Here, by Richard McGuire, is no less than the zenith of the graphic novel as an art form.
It is one of the most profound things I’ve read.
Based on the six page comic that appeared in Raw magazine in 1989, this was something I’d missed until Chris Ware reviewed it in the Guardian.
I can only express my pleasure alongside his, though less eloquently.
Here takes a point in space, which, for most of the narrative is in the corner of a room in a house, but as you turn the pages the clock winds backwards and forwards, billions of years backwards on some pages, thousands forward on others, but most concentrate on the time humans are around.
On each page the elements of narrative, such as it is, are presented as panels tagged with the year that each moment took place in.
All of human experience is here: Love, death, growing up, growing old, telling stories, play, sorrow, laughter, work, survival.
The great achievement of Here lies in the form, because it achieves the above so effortlessly. Perhaps this could have been done with moving images. I don’t believe it would have worked as well principally because of the art, the flat almost idealised drawings are devoid of detail, the humans standing out, for it should be as blank, as ‘everyman’ a canvas as possible, this point of view in space. It should be anywhere.
Inevitably, life is represented as a series of stills and there are some beautiful miniatures, in particular the sequence of family photos near the beginning, through the mid to late 20th century, where the expression in one face diverges from the others, a worry or sorrow there. Later, a sequence in 1870 at a picnic portrays the emptiness of a wasted love, perhaps the end of a relationship, all in a few drawings and a couple of sentences. Every word is carefully chosen, layering and gluing the thematic structure together.

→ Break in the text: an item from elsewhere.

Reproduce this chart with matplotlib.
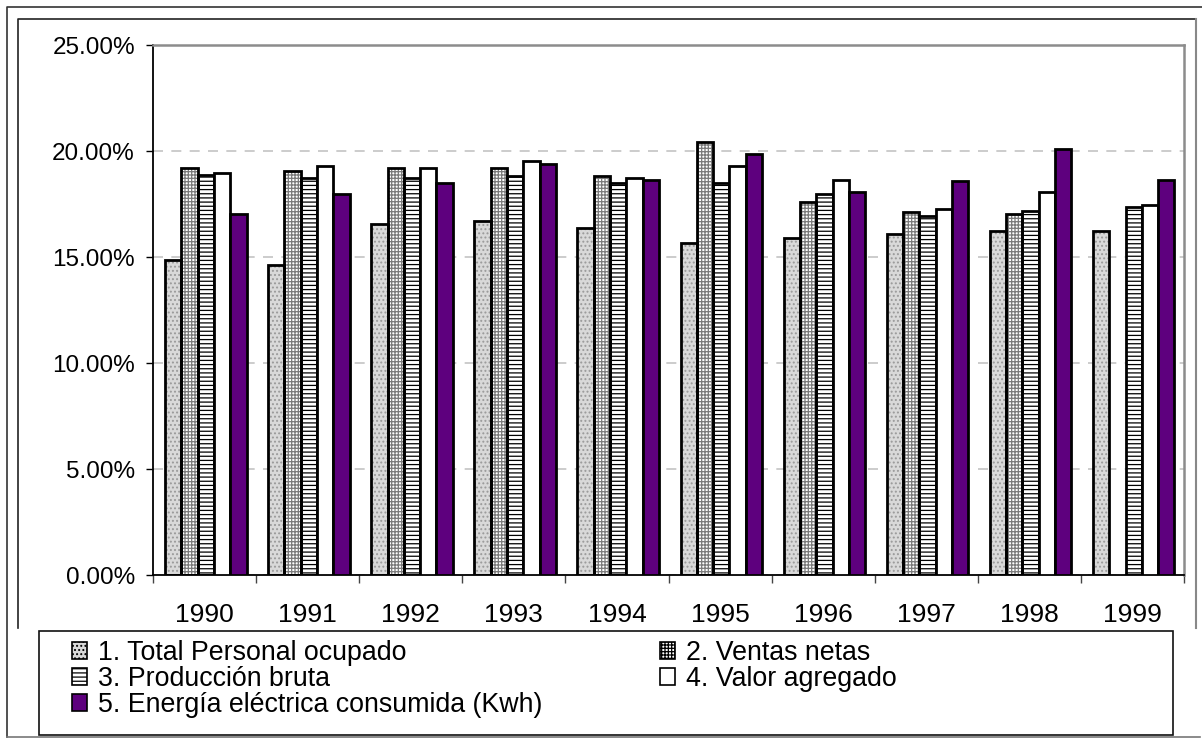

Here, the fixed camera and the infinite reel of time allow McGuire the space he needs to show that from anywhere we stand, moments full of meaning to the protagonists can be found. He exemplifies it most in a sublime moment when a group of historians are invited into the house to talk to the woman living there, in 1986, telling her that her house may be on a culturally very important site for the American Indians. Of course, we’re in the middle of a graphic novel that asks us to consider how, from an immortal perspective, no one place need be historically more important than any other if what we’re looking for is meaning.
And this comes to the heart of it. Meaning. Quite apart from the strings of narrative that thread together clusters of pages either contiguous or, in the case of the opening question, closing the entire loop a book later, you must look at this as you would any fine art. What is it saying? How do I feel about it?

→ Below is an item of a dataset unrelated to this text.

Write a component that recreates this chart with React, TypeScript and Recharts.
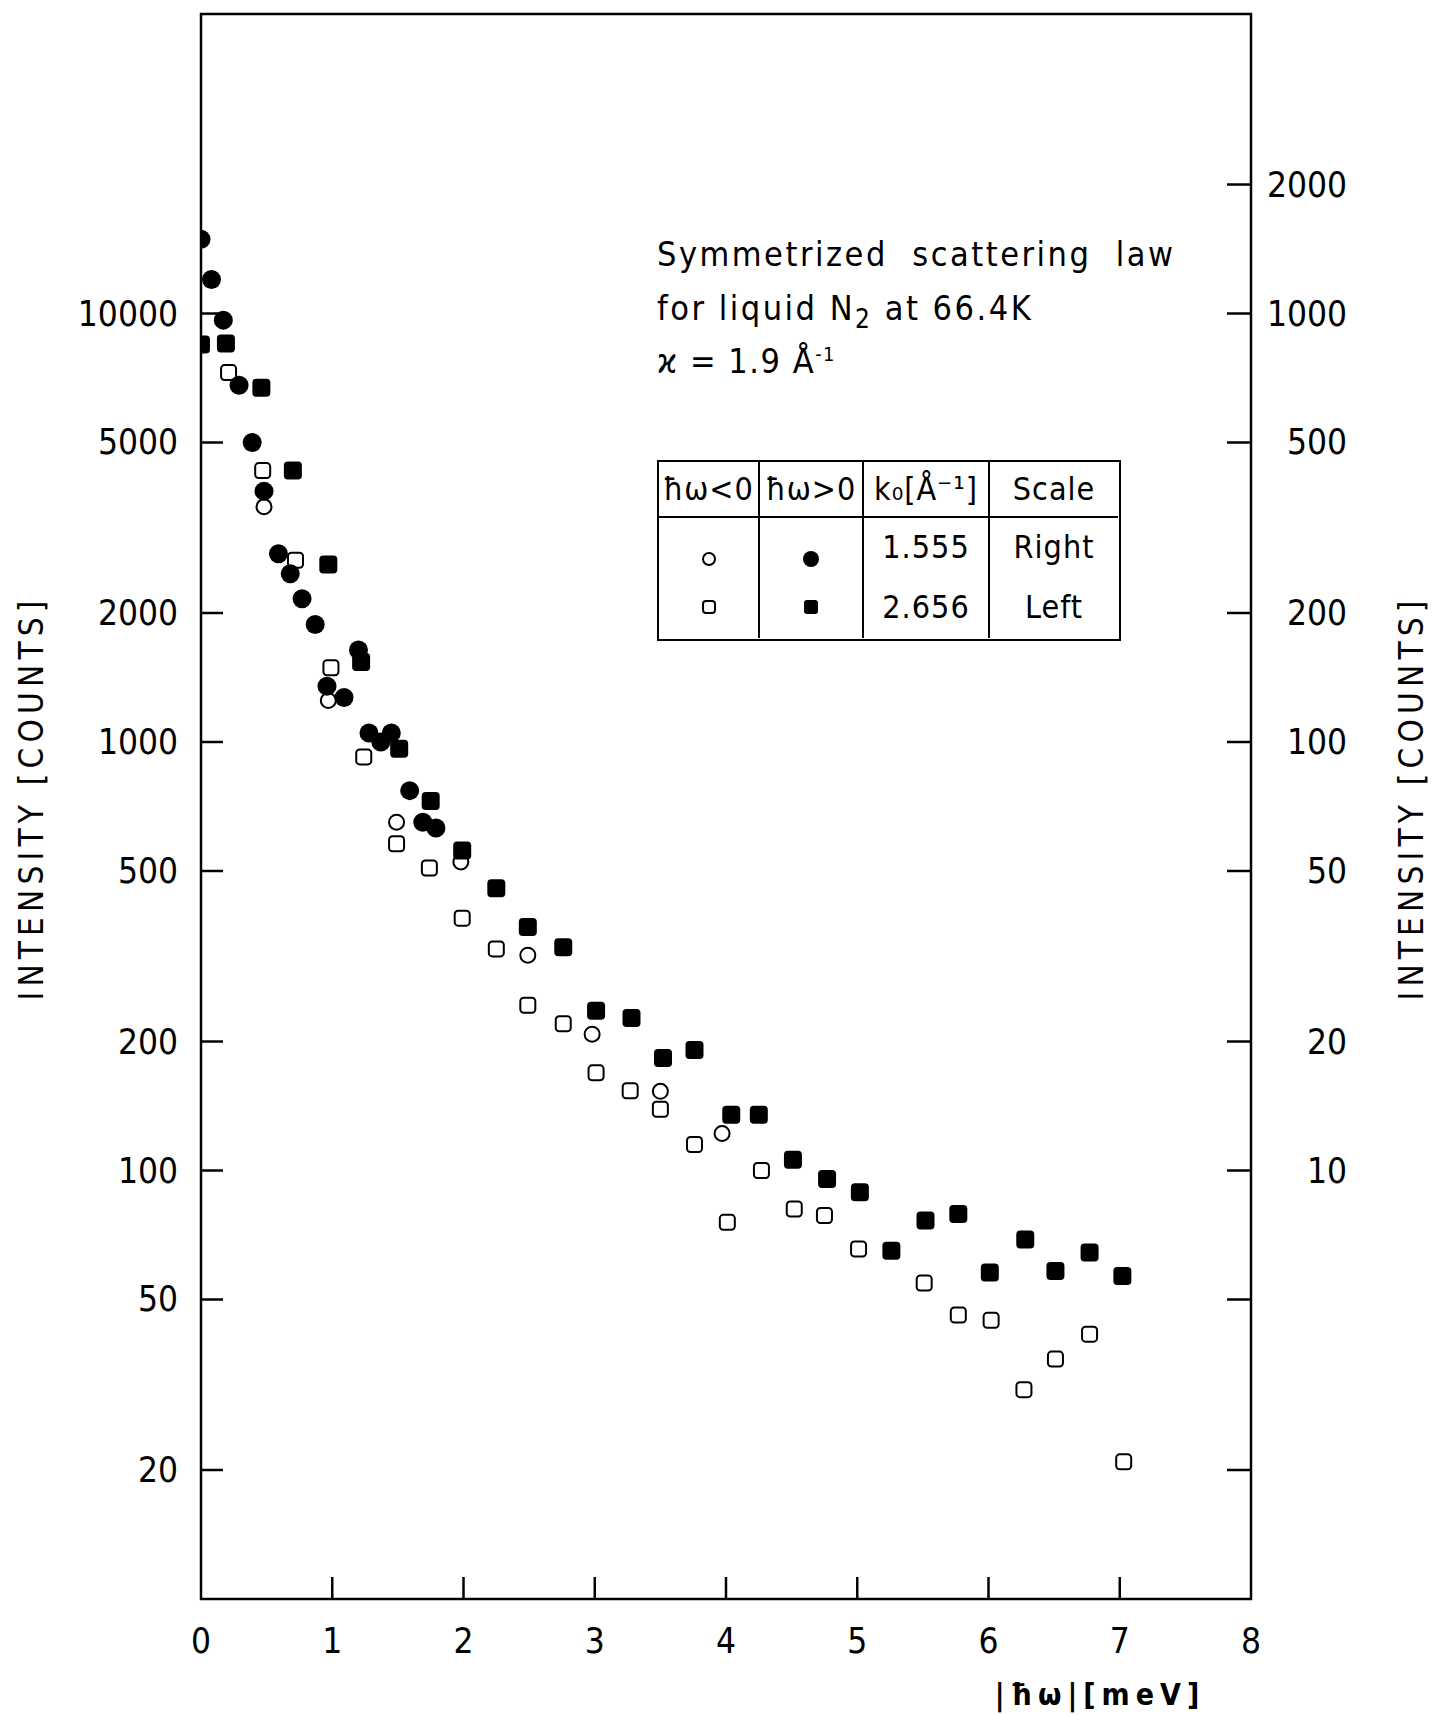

These moments in time are overlaid, many beautiful resemblances and contrasts that I won’t labour here, for that pleasure is all yours. What arises is our fragility as a species, our ‘specks on a ball of mud-ness’. The form these moments take are most like memories in their nature. There is a tiny hand grasping two grown up (father’s?) fingers, a joke (about death of course), images or sequences of a few seconds, moments that would stick in the mind though they do not appear to be important. I doubt I’m the only one confused by why it is certain moments of my life stick in my head as vividly as photographs and not others. McGuire understands this perfectly.

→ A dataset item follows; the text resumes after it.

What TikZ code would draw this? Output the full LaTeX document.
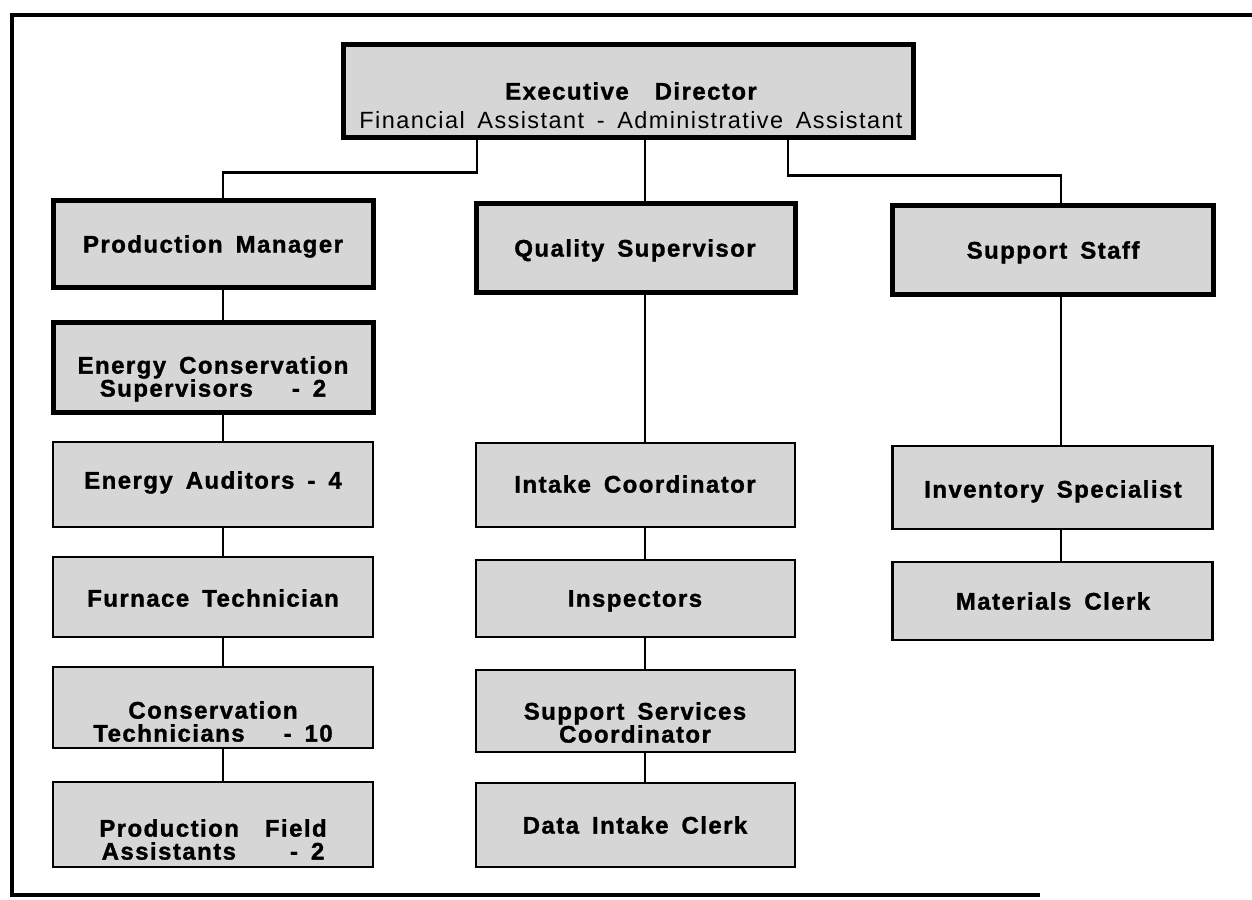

But if I were a god and chose to stand ‘here’, for long enough, these would be my memories. The lives of many generations are spanned, and while each moment itself seems ordinary, my nose is pressed to history by this novel, a grander narrative appears that summarises the irreducible beauty of a godless universe, from His perspective. If atheists were defined by something positive and not something negative (to wit – ‘without theism’ or ‘without belief in God’) then Here would be the manifesto.
Take a step back, reflect on the ephemerality of your life in its totality, face with a glad heart and bubbling curiosity the two axioms from which you can build meaning.
You are mortal. Life’s what you make it.